DO THIS: Print the lines of the listing below verbatim from its first line through the line bearing "halo_labels = [164.60, 165.41, 194.33, 358.50, 376.48]". Any pictures are to be omitted.
===== LISTED ENTRIES
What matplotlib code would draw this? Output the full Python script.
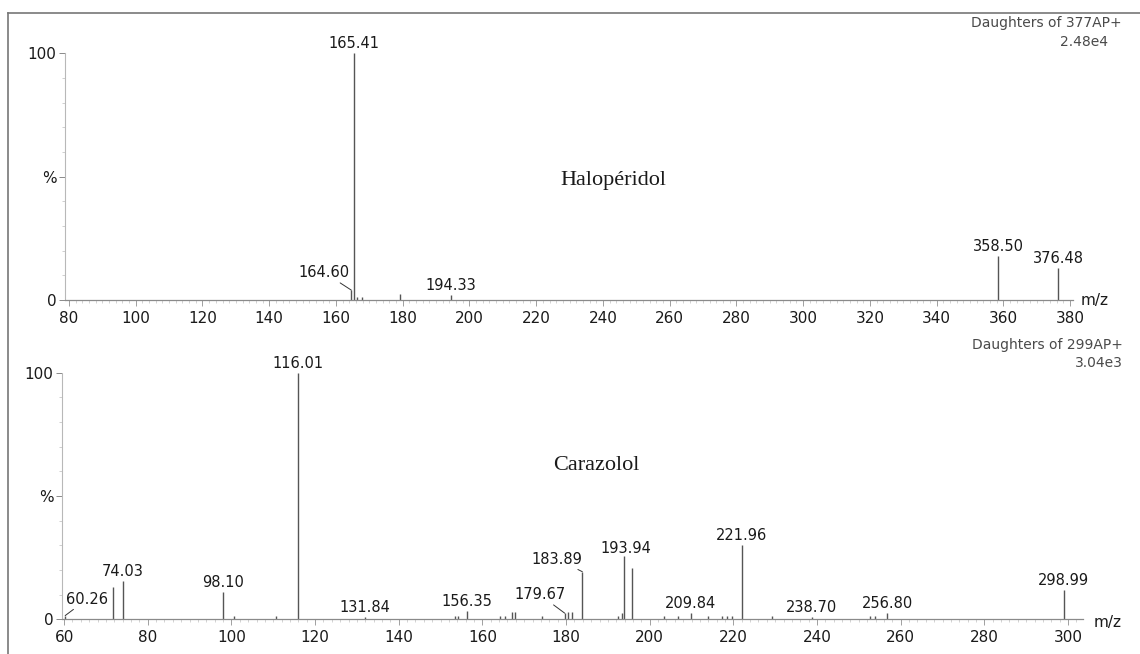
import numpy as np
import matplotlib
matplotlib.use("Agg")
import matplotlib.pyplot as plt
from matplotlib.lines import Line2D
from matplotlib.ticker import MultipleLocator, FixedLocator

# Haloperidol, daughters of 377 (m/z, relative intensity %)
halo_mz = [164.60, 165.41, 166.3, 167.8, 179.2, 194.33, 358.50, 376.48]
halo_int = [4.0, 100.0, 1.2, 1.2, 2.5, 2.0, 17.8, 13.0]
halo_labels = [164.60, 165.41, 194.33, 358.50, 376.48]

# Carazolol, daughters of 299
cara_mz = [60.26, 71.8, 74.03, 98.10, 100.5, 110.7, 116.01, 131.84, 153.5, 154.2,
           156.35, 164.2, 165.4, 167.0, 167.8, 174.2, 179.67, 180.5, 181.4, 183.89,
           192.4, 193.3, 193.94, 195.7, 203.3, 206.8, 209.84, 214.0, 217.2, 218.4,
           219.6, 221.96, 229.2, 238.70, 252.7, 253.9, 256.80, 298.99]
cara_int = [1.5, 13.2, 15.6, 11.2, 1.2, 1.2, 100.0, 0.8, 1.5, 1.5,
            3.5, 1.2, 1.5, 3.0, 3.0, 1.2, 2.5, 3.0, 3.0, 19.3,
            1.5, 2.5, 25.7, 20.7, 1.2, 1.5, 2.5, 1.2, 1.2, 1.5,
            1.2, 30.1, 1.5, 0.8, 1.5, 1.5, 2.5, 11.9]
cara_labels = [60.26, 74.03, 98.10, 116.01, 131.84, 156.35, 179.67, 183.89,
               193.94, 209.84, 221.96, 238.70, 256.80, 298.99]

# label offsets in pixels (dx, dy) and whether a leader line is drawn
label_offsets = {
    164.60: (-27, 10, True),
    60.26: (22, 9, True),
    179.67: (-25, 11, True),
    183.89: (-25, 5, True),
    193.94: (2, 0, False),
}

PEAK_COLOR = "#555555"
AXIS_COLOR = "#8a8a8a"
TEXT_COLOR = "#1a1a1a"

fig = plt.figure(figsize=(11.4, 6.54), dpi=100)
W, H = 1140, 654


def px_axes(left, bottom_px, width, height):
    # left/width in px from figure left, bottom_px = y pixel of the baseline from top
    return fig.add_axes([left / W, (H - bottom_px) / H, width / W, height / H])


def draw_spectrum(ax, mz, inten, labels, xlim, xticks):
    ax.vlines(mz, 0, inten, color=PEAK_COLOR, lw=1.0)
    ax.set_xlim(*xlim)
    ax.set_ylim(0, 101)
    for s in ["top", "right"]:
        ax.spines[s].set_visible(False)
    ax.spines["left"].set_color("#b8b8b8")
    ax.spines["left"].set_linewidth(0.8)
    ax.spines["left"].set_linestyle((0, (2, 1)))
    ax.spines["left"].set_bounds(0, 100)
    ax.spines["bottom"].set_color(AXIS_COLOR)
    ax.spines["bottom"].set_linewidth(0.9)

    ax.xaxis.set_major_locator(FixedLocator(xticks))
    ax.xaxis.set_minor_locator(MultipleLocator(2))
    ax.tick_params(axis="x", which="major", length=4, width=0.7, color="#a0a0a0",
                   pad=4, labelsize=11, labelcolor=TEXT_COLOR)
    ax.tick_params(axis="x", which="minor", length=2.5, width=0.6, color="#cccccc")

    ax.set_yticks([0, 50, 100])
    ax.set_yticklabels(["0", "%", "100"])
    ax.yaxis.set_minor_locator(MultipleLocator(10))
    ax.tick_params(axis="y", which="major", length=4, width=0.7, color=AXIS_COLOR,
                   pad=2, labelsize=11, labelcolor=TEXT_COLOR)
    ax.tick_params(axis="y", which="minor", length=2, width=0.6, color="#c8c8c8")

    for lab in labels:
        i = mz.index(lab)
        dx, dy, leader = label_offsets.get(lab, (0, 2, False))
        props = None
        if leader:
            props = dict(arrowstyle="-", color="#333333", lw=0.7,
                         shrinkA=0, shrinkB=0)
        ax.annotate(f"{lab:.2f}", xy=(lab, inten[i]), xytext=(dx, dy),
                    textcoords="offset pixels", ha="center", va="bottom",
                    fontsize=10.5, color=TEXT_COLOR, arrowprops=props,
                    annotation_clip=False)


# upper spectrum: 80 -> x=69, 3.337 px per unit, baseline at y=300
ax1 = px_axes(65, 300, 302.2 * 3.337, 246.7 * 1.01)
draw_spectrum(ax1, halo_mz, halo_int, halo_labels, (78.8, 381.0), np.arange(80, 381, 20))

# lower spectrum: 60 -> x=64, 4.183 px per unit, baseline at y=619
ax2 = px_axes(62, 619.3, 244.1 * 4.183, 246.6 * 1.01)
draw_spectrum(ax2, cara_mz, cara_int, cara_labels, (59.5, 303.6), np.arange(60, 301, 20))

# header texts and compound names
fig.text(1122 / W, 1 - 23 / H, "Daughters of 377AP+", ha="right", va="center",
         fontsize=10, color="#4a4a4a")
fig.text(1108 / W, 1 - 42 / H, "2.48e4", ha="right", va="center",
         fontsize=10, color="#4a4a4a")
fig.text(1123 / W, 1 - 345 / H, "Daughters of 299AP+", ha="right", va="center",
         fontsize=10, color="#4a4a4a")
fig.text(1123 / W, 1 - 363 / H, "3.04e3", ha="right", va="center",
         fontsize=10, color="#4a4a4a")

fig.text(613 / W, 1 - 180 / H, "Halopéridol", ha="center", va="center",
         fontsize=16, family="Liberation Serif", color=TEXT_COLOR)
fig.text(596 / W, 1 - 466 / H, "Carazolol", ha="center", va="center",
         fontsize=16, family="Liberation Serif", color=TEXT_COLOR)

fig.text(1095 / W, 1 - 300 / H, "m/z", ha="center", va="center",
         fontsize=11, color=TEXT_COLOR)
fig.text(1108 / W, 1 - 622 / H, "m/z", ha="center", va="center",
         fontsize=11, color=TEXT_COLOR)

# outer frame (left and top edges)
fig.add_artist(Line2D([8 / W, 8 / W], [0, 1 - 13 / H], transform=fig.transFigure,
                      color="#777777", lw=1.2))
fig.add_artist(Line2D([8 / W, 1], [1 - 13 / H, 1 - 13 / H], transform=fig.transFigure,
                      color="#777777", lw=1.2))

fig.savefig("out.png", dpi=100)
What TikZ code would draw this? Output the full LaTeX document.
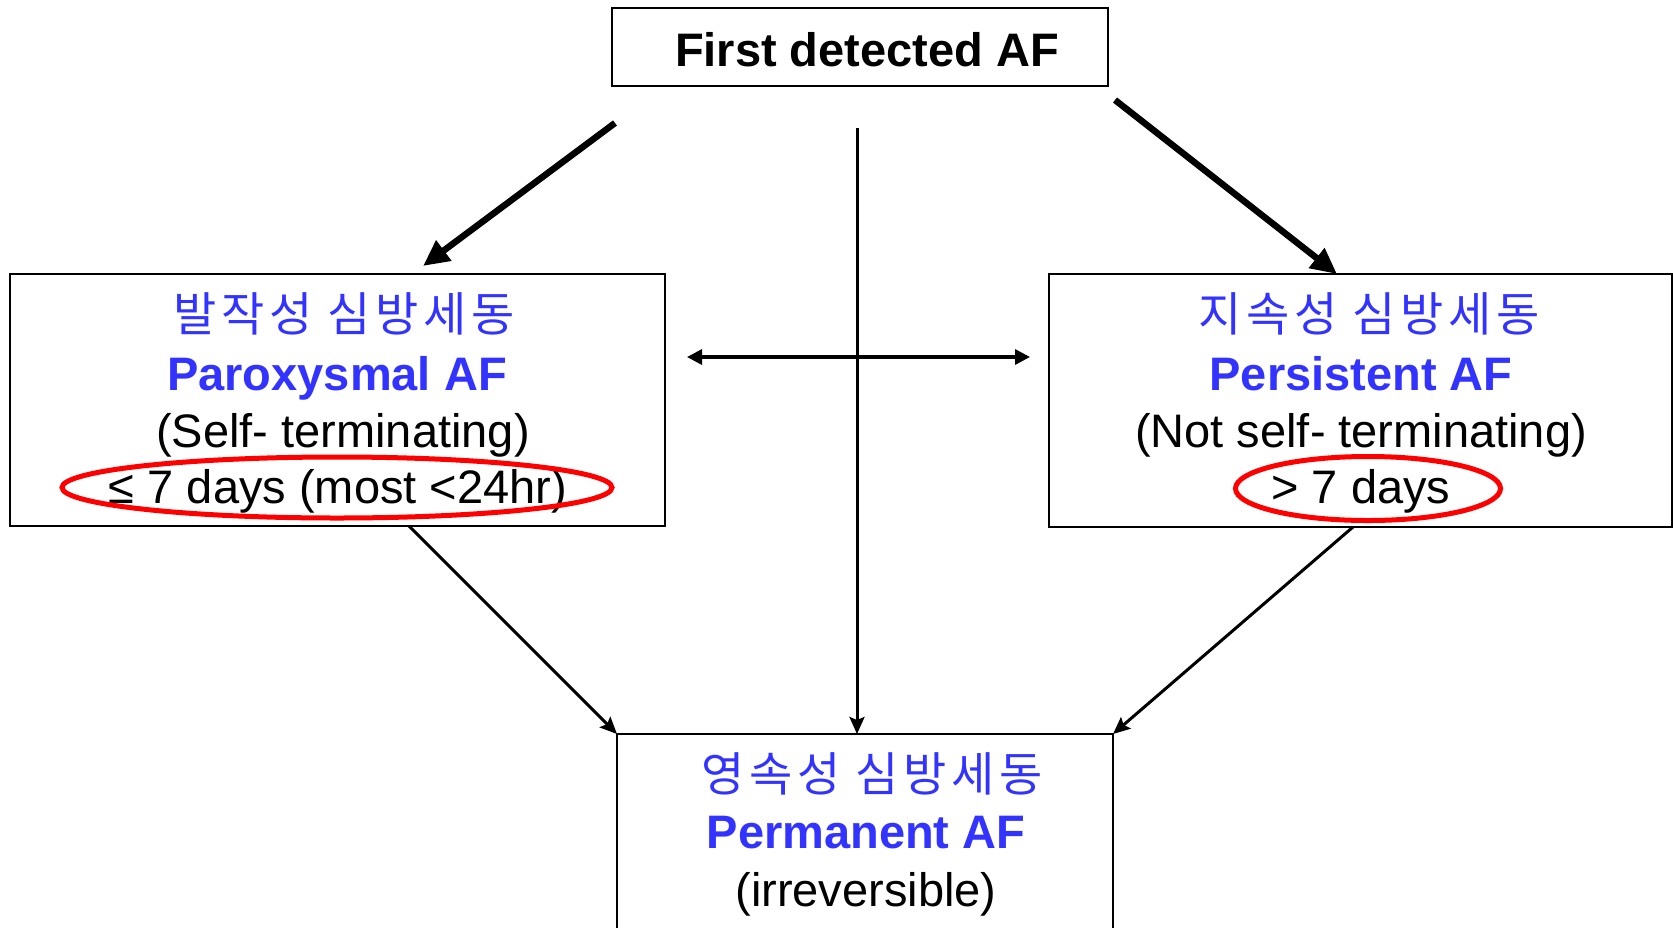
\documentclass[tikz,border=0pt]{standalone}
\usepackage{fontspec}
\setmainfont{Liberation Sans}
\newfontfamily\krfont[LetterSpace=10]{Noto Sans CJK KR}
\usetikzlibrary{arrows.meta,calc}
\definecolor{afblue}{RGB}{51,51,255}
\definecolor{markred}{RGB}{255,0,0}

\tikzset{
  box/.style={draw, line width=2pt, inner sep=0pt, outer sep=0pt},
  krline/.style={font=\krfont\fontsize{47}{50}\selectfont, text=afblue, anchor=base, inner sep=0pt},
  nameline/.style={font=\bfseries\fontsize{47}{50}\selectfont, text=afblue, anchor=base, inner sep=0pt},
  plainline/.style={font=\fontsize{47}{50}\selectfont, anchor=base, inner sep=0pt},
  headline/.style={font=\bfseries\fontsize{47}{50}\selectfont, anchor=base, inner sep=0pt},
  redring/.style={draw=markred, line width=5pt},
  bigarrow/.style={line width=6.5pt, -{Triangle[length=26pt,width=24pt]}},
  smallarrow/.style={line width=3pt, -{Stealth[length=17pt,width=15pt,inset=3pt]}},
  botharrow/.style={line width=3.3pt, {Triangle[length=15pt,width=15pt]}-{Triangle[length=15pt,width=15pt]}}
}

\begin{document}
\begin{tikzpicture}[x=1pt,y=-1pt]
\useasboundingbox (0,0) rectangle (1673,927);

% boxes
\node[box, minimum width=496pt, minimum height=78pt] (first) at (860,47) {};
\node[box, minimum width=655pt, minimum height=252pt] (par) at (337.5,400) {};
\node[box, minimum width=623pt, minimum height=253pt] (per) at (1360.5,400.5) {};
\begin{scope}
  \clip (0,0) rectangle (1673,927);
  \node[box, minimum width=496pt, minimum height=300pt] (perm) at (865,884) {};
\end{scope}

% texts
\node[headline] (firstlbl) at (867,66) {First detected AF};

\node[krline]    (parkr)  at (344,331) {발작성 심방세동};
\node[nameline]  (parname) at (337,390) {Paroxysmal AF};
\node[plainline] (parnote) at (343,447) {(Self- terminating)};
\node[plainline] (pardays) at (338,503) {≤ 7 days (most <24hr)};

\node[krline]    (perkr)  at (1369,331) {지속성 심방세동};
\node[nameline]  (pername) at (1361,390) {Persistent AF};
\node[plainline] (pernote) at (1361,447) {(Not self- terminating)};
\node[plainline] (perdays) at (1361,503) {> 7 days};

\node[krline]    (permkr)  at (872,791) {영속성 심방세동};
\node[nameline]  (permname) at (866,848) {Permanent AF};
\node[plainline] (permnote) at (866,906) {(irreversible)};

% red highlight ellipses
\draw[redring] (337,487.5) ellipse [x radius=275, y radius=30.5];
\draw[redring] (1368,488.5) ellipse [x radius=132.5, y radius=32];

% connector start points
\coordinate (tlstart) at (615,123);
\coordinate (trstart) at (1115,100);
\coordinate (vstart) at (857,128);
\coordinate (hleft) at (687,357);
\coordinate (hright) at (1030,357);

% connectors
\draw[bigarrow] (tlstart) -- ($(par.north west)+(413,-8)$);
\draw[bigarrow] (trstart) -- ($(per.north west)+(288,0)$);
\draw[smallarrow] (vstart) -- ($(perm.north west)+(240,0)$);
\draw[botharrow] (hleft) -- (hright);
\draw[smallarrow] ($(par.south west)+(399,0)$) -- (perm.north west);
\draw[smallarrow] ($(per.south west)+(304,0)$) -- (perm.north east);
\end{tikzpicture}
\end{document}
==========
SOLUTION TO THE PROBLEM:
What matplotlib code would draw this? Output the full Python script.
import numpy as np
import matplotlib
matplotlib.use("Agg")
import matplotlib.pyplot as plt
from matplotlib.lines import Line2D
from matplotlib.ticker import MultipleLocator, FixedLocator

# Haloperidol, daughters of 377 (m/z, relative intensity %)
halo_mz = [164.60, 165.41, 166.3, 167.8, 179.2, 194.33, 358.50, 376.48]
halo_int = [4.0, 100.0, 1.2, 1.2, 2.5, 2.0, 17.8, 13.0]
halo_labels = [164.60, 165.41, 194.33, 358.50, 376.48]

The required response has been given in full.